— start DATA —
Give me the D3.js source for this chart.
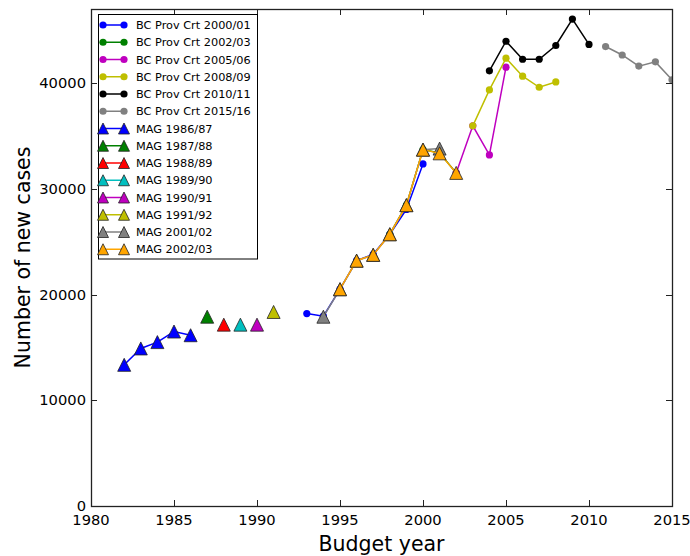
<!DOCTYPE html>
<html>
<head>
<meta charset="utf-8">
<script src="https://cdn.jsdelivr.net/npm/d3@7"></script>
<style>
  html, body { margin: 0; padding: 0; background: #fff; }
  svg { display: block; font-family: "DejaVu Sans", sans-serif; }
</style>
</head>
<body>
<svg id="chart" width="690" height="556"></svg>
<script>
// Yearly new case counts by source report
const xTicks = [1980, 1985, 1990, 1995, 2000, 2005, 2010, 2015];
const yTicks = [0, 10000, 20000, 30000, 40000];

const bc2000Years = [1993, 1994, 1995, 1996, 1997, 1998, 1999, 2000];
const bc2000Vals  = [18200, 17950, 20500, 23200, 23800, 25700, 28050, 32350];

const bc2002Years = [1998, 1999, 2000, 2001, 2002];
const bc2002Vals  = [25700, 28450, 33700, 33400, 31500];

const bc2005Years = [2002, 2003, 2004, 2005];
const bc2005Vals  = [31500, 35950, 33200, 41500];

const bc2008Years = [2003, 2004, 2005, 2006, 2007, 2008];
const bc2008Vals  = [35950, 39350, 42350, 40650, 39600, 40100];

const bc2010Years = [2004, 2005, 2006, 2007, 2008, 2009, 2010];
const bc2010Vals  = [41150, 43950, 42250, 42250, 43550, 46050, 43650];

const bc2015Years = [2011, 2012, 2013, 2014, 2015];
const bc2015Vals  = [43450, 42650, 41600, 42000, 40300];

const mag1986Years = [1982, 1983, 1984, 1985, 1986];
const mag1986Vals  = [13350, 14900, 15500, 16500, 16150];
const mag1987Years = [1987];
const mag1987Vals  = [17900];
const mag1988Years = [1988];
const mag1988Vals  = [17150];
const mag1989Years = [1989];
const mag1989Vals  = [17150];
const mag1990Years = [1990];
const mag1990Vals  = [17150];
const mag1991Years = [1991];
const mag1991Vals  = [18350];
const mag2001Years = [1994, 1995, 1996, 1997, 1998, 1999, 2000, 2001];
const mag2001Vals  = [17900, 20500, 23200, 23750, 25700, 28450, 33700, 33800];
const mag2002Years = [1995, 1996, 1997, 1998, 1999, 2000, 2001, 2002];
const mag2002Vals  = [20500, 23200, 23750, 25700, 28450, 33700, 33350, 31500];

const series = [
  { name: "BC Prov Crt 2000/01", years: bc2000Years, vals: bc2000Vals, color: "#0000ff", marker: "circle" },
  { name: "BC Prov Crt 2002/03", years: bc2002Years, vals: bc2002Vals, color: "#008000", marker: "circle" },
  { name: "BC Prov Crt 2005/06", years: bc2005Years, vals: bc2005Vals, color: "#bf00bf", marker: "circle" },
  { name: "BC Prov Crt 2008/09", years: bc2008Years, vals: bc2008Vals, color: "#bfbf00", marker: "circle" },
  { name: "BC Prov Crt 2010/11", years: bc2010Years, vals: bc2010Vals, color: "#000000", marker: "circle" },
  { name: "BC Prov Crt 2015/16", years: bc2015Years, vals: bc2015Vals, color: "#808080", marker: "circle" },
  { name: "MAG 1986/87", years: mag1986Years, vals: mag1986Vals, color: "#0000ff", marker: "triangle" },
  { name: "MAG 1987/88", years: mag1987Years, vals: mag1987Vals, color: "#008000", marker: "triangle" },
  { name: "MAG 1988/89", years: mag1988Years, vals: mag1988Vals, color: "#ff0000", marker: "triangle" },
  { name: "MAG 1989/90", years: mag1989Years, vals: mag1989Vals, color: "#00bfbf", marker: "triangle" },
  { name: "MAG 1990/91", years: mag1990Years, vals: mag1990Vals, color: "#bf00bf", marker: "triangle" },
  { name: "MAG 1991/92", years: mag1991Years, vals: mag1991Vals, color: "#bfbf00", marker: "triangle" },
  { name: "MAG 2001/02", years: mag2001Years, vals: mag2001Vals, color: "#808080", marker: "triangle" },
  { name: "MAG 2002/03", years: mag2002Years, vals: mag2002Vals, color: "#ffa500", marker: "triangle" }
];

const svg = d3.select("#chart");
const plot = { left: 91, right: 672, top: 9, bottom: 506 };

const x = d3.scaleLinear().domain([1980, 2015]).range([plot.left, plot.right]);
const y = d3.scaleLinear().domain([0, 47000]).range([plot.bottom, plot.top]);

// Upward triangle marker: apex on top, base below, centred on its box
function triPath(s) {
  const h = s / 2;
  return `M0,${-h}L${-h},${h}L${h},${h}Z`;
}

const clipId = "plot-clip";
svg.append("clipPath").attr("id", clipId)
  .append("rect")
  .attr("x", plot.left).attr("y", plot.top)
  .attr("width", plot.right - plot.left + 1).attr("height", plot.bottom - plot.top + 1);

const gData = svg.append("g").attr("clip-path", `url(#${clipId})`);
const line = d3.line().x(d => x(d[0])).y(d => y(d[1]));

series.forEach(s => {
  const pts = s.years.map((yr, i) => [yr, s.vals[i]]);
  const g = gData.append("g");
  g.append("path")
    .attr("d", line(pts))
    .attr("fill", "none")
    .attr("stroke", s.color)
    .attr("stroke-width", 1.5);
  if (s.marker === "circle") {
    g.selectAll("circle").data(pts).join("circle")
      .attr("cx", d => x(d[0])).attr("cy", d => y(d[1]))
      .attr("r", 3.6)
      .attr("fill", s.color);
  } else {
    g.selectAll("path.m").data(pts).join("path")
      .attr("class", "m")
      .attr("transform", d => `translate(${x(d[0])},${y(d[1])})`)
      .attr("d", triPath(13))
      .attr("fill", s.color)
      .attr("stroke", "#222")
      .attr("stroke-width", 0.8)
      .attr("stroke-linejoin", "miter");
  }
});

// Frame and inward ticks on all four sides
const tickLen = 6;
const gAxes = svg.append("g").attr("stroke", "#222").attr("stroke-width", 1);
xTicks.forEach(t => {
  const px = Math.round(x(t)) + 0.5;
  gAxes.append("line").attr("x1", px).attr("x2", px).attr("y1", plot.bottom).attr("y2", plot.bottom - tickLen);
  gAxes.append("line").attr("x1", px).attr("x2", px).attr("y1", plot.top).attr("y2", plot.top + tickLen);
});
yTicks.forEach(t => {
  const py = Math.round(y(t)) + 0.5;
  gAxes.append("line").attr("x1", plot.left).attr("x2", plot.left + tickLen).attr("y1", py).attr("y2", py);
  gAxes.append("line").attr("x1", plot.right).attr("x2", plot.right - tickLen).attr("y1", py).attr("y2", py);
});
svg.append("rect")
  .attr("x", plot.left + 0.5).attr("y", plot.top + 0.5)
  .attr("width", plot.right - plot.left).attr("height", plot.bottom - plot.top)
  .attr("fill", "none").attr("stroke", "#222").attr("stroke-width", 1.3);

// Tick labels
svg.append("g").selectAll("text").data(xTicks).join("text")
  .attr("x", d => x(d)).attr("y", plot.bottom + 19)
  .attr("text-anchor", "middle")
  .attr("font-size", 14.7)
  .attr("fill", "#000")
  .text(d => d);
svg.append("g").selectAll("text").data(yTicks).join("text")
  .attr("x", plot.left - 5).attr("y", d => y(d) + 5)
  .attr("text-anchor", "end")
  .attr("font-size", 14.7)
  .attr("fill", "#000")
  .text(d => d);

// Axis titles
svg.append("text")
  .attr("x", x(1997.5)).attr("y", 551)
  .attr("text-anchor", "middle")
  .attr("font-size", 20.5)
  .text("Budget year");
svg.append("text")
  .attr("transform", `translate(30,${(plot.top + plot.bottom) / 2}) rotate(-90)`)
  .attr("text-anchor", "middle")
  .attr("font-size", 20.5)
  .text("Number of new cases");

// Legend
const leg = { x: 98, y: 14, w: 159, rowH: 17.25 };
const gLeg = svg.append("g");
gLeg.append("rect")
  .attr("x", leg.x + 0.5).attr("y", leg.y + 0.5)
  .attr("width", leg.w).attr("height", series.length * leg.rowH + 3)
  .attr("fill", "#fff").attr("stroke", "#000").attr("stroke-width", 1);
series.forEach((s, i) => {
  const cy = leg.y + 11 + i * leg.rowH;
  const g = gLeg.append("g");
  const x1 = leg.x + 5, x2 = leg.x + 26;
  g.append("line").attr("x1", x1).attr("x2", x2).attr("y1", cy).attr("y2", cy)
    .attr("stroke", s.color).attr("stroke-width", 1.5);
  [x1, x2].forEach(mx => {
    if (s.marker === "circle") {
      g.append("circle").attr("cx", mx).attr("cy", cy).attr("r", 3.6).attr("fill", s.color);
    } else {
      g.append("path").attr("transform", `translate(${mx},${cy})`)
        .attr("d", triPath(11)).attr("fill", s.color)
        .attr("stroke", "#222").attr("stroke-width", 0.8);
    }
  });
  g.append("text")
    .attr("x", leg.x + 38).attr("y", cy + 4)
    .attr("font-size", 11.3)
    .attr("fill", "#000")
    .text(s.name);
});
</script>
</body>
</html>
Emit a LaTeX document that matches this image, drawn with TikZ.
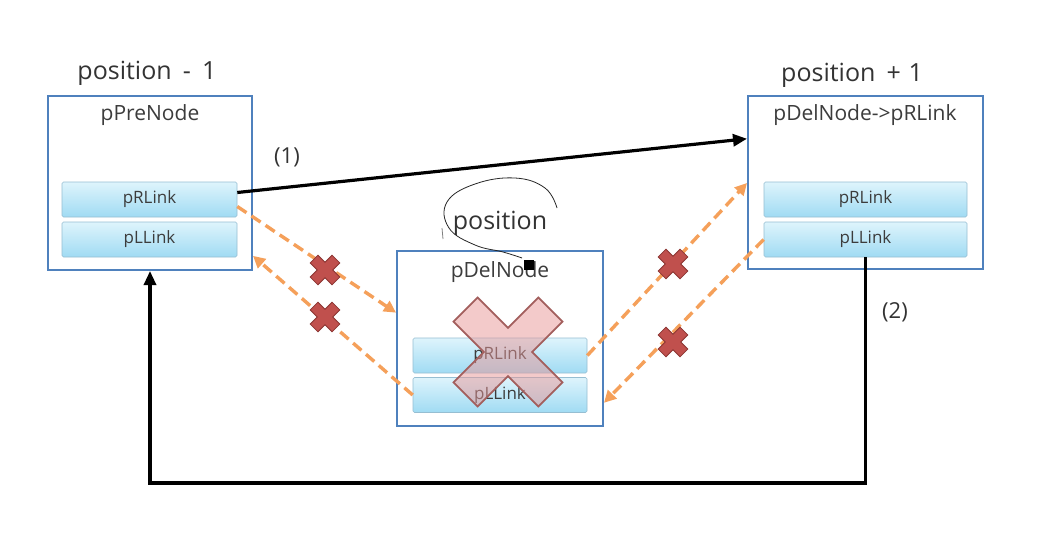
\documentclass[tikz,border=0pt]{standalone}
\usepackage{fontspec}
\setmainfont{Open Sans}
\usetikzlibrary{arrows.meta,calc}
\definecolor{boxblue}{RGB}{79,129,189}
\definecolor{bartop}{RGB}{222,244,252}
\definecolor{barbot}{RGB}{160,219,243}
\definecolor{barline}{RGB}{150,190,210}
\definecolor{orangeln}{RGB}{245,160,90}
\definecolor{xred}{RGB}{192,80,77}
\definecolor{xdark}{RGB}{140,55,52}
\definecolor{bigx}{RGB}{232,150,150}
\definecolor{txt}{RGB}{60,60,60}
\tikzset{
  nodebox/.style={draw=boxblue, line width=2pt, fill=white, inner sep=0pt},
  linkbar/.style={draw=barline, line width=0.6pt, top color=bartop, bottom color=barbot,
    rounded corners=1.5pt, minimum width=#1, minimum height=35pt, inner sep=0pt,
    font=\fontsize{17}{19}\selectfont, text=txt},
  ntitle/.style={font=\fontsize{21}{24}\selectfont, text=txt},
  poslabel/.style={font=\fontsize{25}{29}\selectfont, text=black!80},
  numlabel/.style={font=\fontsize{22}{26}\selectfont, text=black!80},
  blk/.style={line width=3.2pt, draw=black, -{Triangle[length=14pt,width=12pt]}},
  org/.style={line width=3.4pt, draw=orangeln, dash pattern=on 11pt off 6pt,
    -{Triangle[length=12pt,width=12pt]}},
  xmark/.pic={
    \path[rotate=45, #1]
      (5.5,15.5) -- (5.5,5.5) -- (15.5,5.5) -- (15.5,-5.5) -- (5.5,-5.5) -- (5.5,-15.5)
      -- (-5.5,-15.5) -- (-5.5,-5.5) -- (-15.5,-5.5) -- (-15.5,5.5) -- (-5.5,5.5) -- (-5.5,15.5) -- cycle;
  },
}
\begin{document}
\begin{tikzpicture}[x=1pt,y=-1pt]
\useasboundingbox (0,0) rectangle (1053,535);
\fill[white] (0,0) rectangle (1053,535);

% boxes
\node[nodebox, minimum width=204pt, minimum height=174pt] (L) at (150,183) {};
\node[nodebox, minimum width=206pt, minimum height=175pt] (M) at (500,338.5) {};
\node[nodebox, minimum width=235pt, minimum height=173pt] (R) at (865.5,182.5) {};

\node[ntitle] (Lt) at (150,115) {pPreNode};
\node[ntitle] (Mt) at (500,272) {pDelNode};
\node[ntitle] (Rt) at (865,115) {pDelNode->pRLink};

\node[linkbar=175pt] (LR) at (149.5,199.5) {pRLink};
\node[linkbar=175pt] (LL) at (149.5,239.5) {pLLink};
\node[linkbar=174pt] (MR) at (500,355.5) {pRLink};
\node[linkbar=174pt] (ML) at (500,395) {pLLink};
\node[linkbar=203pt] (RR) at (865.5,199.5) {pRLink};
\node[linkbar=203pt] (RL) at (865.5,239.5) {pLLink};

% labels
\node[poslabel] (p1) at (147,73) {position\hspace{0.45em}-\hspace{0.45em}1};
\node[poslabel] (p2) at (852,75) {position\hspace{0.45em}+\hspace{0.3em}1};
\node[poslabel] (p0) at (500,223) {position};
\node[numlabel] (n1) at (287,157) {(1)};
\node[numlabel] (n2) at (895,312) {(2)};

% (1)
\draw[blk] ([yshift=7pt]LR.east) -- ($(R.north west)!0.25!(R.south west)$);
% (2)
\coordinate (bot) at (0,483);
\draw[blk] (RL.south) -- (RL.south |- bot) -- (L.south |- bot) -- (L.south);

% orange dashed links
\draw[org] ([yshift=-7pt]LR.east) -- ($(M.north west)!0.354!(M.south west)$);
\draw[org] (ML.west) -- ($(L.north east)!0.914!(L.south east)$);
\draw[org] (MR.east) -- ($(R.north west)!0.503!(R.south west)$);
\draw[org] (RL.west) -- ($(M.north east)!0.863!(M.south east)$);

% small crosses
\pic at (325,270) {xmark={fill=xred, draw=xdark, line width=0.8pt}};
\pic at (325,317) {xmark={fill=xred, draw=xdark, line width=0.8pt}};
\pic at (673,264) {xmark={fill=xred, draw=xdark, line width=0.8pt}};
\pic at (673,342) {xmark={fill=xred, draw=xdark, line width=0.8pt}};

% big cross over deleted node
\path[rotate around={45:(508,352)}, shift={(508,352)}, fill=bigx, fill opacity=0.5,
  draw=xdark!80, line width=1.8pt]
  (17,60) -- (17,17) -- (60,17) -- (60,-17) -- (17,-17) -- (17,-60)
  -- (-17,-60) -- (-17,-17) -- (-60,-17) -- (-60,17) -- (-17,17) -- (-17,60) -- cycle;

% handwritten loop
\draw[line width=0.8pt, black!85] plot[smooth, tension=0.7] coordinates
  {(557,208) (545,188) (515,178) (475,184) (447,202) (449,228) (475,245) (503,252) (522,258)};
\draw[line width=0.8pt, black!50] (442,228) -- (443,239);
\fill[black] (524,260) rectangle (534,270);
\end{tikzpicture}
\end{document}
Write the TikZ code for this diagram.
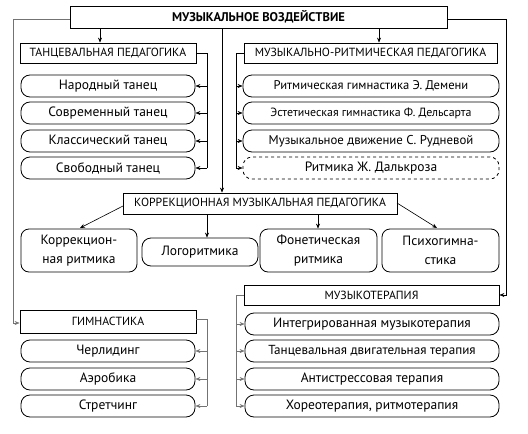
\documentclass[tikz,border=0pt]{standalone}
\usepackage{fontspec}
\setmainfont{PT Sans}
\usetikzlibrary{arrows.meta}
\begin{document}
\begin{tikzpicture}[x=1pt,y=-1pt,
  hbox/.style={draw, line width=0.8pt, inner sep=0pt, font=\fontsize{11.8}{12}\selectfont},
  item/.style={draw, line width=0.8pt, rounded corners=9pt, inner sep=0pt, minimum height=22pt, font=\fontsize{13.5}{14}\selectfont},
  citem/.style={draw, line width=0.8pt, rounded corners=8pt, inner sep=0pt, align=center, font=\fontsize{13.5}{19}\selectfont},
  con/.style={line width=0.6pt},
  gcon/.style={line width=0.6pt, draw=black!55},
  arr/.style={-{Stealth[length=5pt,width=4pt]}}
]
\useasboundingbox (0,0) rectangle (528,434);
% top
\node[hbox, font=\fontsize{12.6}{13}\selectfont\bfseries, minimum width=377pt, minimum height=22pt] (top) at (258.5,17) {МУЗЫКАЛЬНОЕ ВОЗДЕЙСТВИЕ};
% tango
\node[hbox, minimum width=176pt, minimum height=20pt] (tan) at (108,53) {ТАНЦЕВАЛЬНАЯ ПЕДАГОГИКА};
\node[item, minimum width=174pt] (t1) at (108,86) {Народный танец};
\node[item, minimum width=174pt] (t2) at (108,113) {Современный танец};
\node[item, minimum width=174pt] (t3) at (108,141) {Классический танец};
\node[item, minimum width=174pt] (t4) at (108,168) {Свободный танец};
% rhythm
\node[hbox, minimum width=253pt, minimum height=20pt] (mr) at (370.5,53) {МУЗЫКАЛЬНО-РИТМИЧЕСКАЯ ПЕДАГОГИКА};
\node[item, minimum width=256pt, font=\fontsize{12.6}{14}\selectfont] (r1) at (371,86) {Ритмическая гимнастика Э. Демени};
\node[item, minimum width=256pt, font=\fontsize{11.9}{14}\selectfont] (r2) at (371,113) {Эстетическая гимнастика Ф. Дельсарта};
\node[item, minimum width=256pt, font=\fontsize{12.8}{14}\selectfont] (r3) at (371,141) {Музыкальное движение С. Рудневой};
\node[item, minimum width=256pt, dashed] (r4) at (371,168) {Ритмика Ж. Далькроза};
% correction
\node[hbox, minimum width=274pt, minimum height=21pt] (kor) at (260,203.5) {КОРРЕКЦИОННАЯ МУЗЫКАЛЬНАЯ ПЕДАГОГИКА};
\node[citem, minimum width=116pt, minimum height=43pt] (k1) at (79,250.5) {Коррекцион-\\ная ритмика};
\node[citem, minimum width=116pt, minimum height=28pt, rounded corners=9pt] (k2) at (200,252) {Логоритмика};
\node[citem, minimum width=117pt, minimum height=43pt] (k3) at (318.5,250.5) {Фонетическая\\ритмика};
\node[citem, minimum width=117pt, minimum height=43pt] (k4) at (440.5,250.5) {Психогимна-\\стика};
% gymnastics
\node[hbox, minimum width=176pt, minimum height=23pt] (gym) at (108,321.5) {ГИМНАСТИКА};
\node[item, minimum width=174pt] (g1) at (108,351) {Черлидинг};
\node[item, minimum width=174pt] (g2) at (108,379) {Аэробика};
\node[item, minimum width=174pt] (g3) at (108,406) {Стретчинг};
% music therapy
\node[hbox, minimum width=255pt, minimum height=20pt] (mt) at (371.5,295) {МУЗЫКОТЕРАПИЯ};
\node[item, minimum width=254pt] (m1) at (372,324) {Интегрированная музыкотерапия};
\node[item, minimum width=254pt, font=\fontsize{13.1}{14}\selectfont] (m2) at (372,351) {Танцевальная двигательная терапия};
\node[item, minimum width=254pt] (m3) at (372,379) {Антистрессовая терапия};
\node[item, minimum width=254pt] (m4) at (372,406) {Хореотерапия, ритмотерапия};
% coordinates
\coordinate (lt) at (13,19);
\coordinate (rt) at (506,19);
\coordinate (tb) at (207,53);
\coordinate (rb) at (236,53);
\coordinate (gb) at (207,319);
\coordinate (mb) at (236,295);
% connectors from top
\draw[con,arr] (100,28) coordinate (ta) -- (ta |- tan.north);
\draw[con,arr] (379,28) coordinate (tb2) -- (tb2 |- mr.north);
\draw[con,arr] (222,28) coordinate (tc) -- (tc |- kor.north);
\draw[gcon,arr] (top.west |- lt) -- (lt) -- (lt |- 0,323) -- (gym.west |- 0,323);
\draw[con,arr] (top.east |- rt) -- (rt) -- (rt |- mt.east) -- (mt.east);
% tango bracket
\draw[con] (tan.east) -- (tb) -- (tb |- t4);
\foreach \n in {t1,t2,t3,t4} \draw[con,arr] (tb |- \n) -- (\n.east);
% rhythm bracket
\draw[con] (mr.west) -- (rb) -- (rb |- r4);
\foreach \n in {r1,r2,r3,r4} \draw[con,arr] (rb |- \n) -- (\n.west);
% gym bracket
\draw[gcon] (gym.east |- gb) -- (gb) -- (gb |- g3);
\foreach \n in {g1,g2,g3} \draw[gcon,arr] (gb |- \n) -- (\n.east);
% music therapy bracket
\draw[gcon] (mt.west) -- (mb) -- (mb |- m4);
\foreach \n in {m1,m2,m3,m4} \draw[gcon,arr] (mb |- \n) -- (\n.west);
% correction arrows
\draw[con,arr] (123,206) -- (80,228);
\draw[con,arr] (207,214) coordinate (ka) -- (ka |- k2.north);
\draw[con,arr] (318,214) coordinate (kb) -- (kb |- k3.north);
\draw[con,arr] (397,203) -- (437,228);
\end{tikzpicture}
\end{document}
— end DATA —
TO BE DONE:
Copy exactly the lines from the first line of the records above through the line with "40650, 39600, 40100];", both included, and nothing else. Pictures stay out.

FULL RESPONSE:
Give me the D3.js source for this chart.
<!DOCTYPE html>
<html>
<head>
<meta charset="utf-8">
<script src="https://cdn.jsdelivr.net/npm/d3@7"></script>
<style>
  html, body { margin: 0; padding: 0; background: #fff; }
  svg { display: block; font-family: "DejaVu Sans", sans-serif; }
</style>
</head>
<body>
<svg id="chart" width="690" height="556"></svg>
<script>
// Yearly new case counts by source report
const xTicks = [1980, 1985, 1990, 1995, 2000, 2005, 2010, 2015];
const yTicks = [0, 10000, 20000, 30000, 40000];

const bc2000Years = [1993, 1994, 1995, 1996, 1997, 1998, 1999, 2000];
const bc2000Vals  = [18200, 17950, 20500, 23200, 23800, 25700, 28050, 32350];

const bc2002Years = [1998, 1999, 2000, 2001, 2002];
const bc2002Vals  = [25700, 28450, 33700, 33400, 31500];

const bc2005Years = [2002, 2003, 2004, 2005];
const bc2005Vals  = [31500, 35950, 33200, 41500];

const bc2008Years = [2003, 2004, 2005, 2006, 2007, 2008];
const bc2008Vals  = [35950, 39350, 42350, 40650, 39600, 40100];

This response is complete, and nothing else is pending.